Support for the PyTorch distributed package

I am trying to connect my Jetson nano and another node via the pytorch distributed package. However, the package is not included in the pytorch wheel provided by NVIDIA (https://devtalk.nvidia.com/default/topic/1049071/jetson-nano/pytorch-for-jetson-nano-version-1-3-0-now-available/). Also, the attempt to build pytorch with distributed support is failing (https://github.com/pytorch/pytorch/issues/31710).

Could NVIDIA consider building pytorch wheels that include torch.distributed? Since JetPack ships with OpenMPI, it may also be possible to exclude NCCL (export USE_NCCL=0) and build with MPI backend support.

Hi,

Thanks for your suggestion.
I will pass this request to our internal team.

Thanks!

Hi,

We got some feedback from our internal team.

When the PyTorch 1.4 is released, we will try to build it with distributed but no guarantee.
We also recommend that you can re-build the pyTorch package from source with distributed enabled at the same time.

Thanks.

Looks like PyTorch 1.4.0 is close to release. Thank you for your support!

Correct me if I’m wrong; by this

We also recommend that you can re-build the pyTorch package from source with distributed enabled at the same time.
do you mean that it is recommended to build pytorch with distributed once the nvidia-made wheels for pytorch 1.4.0 is out?

If you don’t wish to wait for PyTorch v1.4.0, in the meantime you could attempt to build v1.3.0 from source with USE_DISTRIBUTED enabled.

When v1.4.0 is released, I’ll attempt to build it with USE_DISTRIBUTED (without USE_NCCL) if all goes well.

I’m curious, would you mind sharing some info about your use-case for PyTorch distributed learning on Jetson? Do you have a cluster of Nano’s?

Hi,

Thanks for looking into this issue.

Well, the details I cannot disclose since they are a part of a paper I’m working on, but actually I am not doing distributed learning. I’m looking into ways that I can toss torch.Tensor objects across the network, and pytorch natively supports this using the dist.send / dist.recv pair.

Currently, I have verified the process of building pytorch with CUDA-enabled OpenMPI with on a desktop. Then, I successfully built OpenMPI with CUDA support on my Jetson Nano. (The default OpenMPI on Jetson is without CUDA support.) Then right when I was trying to build pytorch, my power supply cable failed…

I’ll continue to update my progress on building pytorch here.

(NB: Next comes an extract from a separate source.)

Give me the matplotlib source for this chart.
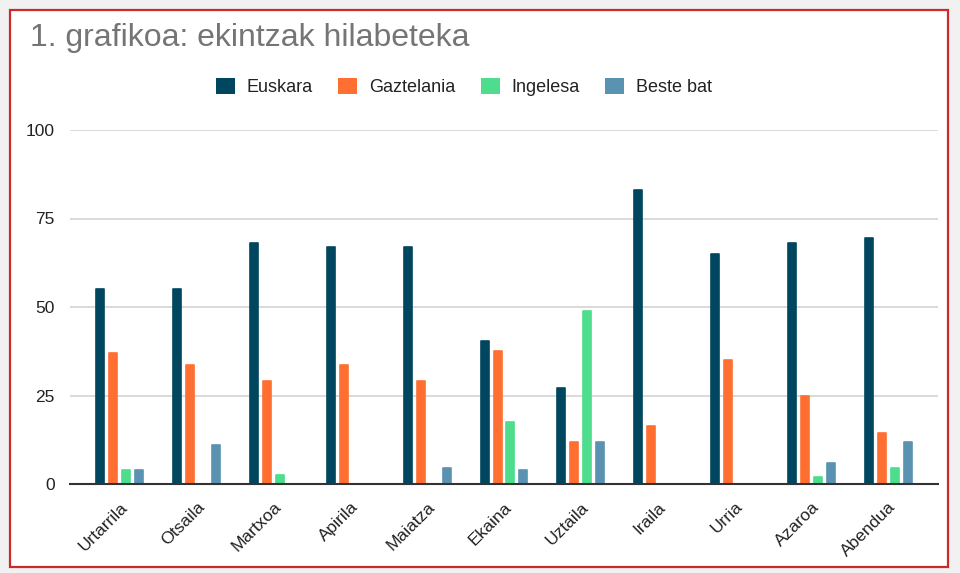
import matplotlib
matplotlib.use("Agg")
import matplotlib.pyplot as plt
from matplotlib.patches import Rectangle, Patch
import numpy as np

plt.rcParams['font.family'] = ['Liberation Sans', 'DejaVu Sans']

months = ['Urtarrila', 'Otsaila', 'Martxoa', 'Apirila', 'Maiatza', 'Ekaina',
          'Uztaila', 'Iraila', 'Urria', 'Azaroa', 'Abendua']
euskara = [55, 55, 68, 67, 67, 40.5, 27, 83, 65, 68, 69.5]
gaztelania = [37, 33.5, 29, 33.5, 29, 37.5, 12, 16.5, 35, 25, 14.5]
ingelesa = [4, 0, 2.5, 0, 0, 17.5, 49, 0, 0, 2, 4.5]
beste_bat = [4, 11, 0, 0, 4.5, 4, 12, 0, 0, 6, 12]

series = ['Euskara', 'Gaztelania', 'Ingelesa', 'Beste bat']
colors = ['#01465f', '#ff6f31', '#4ddd8c', '#5a93b1']

fig = plt.figure(figsize=(9.6, 5.73), dpi=100)
fig.patch.set_facecolor('#f1f1f1')
# white card with red border, behind everything
card = Rectangle((10 / 960, 1 - 567 / 573), 938 / 960, 557 / 573,
                 transform=fig.transFigure, facecolor='white',
                 edgecolor='#cc2a2a', linewidth=1.6, zorder=-10)
fig.patches.append(card)

ax = fig.add_axes([70 / 960, 1 - 484 / 573, 868 / 960, 354 / 573])
ax.set_facecolor('white')
ax.set_zorder(1)

x = np.arange(len(months))
step = 0.169
width = 0.104
for i, (vals, c) in enumerate(zip([euskara, gaztelania, ingelesa, beste_bat], colors)):
    # thin same-colour edge with round joins gives the soft rounded tops
    bars = ax.bar(x + (i - 1.5) * step, vals, width=width, color=c,
                  edgecolor=c, linewidth=1.2, zorder=3)
    for b, v in zip(bars, vals):
        b.set_joinstyle('round')
        if v == 0:
            b.set_visible(False)

ax.set_xlim(-0.65, 10.65)
ax.set_ylim(0, 100)
ax.set_yticks([0, 25, 50, 75, 100])
ax.yaxis.grid(True, color='#d3d3d3', linewidth=1.2, zorder=0)
ax.set_axisbelow(True)
ax.tick_params(axis='both', length=0, colors='#222222')
ax.tick_params(axis='y', pad=11, labelsize=12.5)
ax.tick_params(axis='x', pad=11, labelsize=12.5)
ax.set_xticks(x)
ax.set_xticklabels(months, rotation=45, ha='right', rotation_mode='anchor')
for s in ['top', 'right', 'left']:
    ax.spines[s].set_visible(False)
ax.spines['bottom'].set_color('#333333')
ax.spines['bottom'].set_linewidth(1.5)
ax.spines['bottom'].set_zorder(4)

fig.text(30 / 960, 1 - 38 / 573, '1. grafikoa: ekintzak hilabeteka',
         fontsize=23, color='#757575', va='center', ha='left')

handles = [Patch(facecolor=c, label=s) for s, c in zip(series, colors)]
fig.legend(handles=handles, loc='center', bbox_to_anchor=(464 / 960, 1 - 87 / 573),
           ncol=4, frameon=False, fontsize=13, handlelength=1.05, handleheight=1.05,
           handletextpad=0.67, columnspacing=1.4, labelcolor='#222222')

fig.savefig('out.png', dpi=100, facecolor=fig.get_facecolor())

For the PyTorch v1.4.0 release, I can try building PyTorch to use the default OpenMPI, but if it requires to recompile OpenMPI with CUDA support, I do not wish to make that a requirement for all users installing PyTorch on Jetson. Hopefully PyTorch can be compiled against the default OpenMPI, and then if desired specific users can recompile OpenMPI with CUDA support and swap out that backend.

Yes, I understand. Certainly not everyone needs an OpenMPI with CUDA support. But actually I doubt that the MPI backend can be swapped easily. When I built pytorch, it explicitly said during configuration that it found an OpenMPI that supports CUDA.

Anyway, I think I successfully built pytorch 1.3.0 with OpenMPI (hence the distributed package). I installed CUDA-aware OpenMPI (version 4.0.2) following https://discuss.pytorch.org/t/segfault-using-cuda-with-openmpi/11140/2. Then I just followed the build instructions on Jetpack 32.2.3, only without export USE_DISTRIBUTED=0 and with a 5G swap file.

I have tested the OpenMPI communication with pytorch, and it seems to work. However, one problem I face is that when I try to send/receive tensors that reside on CUDA devices, OpenMPI complains that the cuHostMemRegister method is not implemented. Searching google gave me the conclusion that this can’t really be fixed, but please let me know if anyone has resolved this issue. Maybe it’s not worth looking into since tensor communications work anyway.

Thanks.

OK, the PyTorch v1.4.0 wheels are now posted here: https://devtalk.nvidia.com/default/topic/1049071/jetson-nano/pytorch-for-jetson-nano-version-1-4-0-now-available/

They are built with USE_DISTRIBUTED=1 using the default OpenMPI backend. This is the version of OpenMPI from the Ubuntu repo, so I don’t believe it is CUDA-aware as you pointed out.